The response to Pope Urban II’s plea was overwhelming. Large numbers answered the call with great enthusiasm and streamed eastward in several waves. Beyond all reasonable expectations, the Crusaders retook Jerusalem on July 15, 1099 (9), establishing several Crusader states that would last for almost two centuries.
(9) The Oxford Illustrated History of the Crusades, ed. Jonathan Riley-Smith, (Oxford/NY: Oxford Un. Press, 1995, p. 141.

Heroic Undertaking in the Service of a Great Ideal

The Crusades left a positive mark on the Western imagination. The very expression, crusade, became and has remained synonymous with heroic endeavors in the service of a great ideal. As recently as last month, President George Bush adapted the term to the present situation and called for a “crusade” against international terrorism.

For medieval man, the Crusade was an act of piety and love of God and neighbor. But it was also a means of defending their world, their culture, their religion, and their way of life. Then, as today, men fight for what is most dear to them. Then, as today, it is the right thing to do.

How, then, does one explain the anti-crusade movement in our country?

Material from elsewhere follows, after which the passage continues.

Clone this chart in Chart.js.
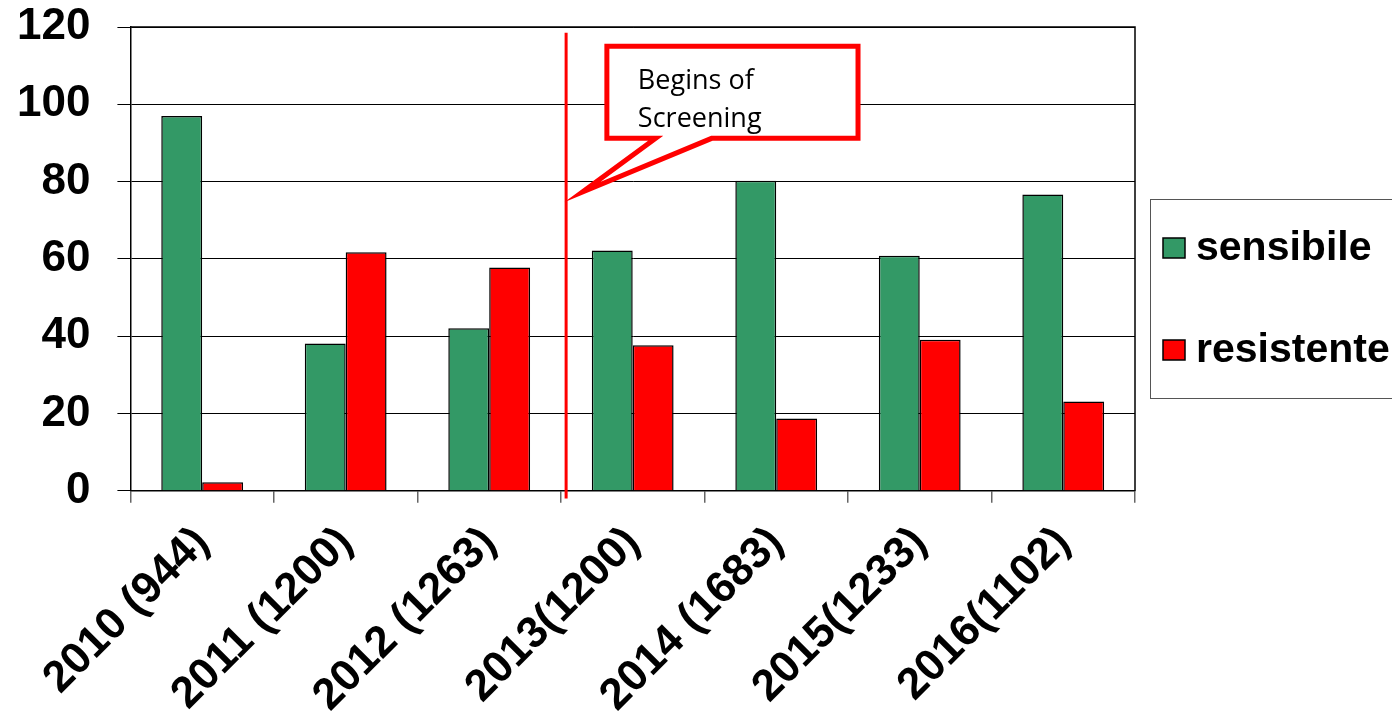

A point of reference would be the pacifist minorities who zealously promote it here and there, often on university campuses. They represent the most deleterious segments of public opinion – communists, hippies, homosexuals, ecologists, feminists, liberal religious, etc., and their voices are echoed loudly in the media. Their obvious goal is to discredit the Catholic Church and her past heroes. It would be difficult to understand how the anti-crusade movement has managed to impose its unhistorical and distorted theses so profoundly on the Western mentality, except for the fact that it was accomplished with the full support of the progressivist current in the Church. But this is yet another topic, better left for discussion in a separate article.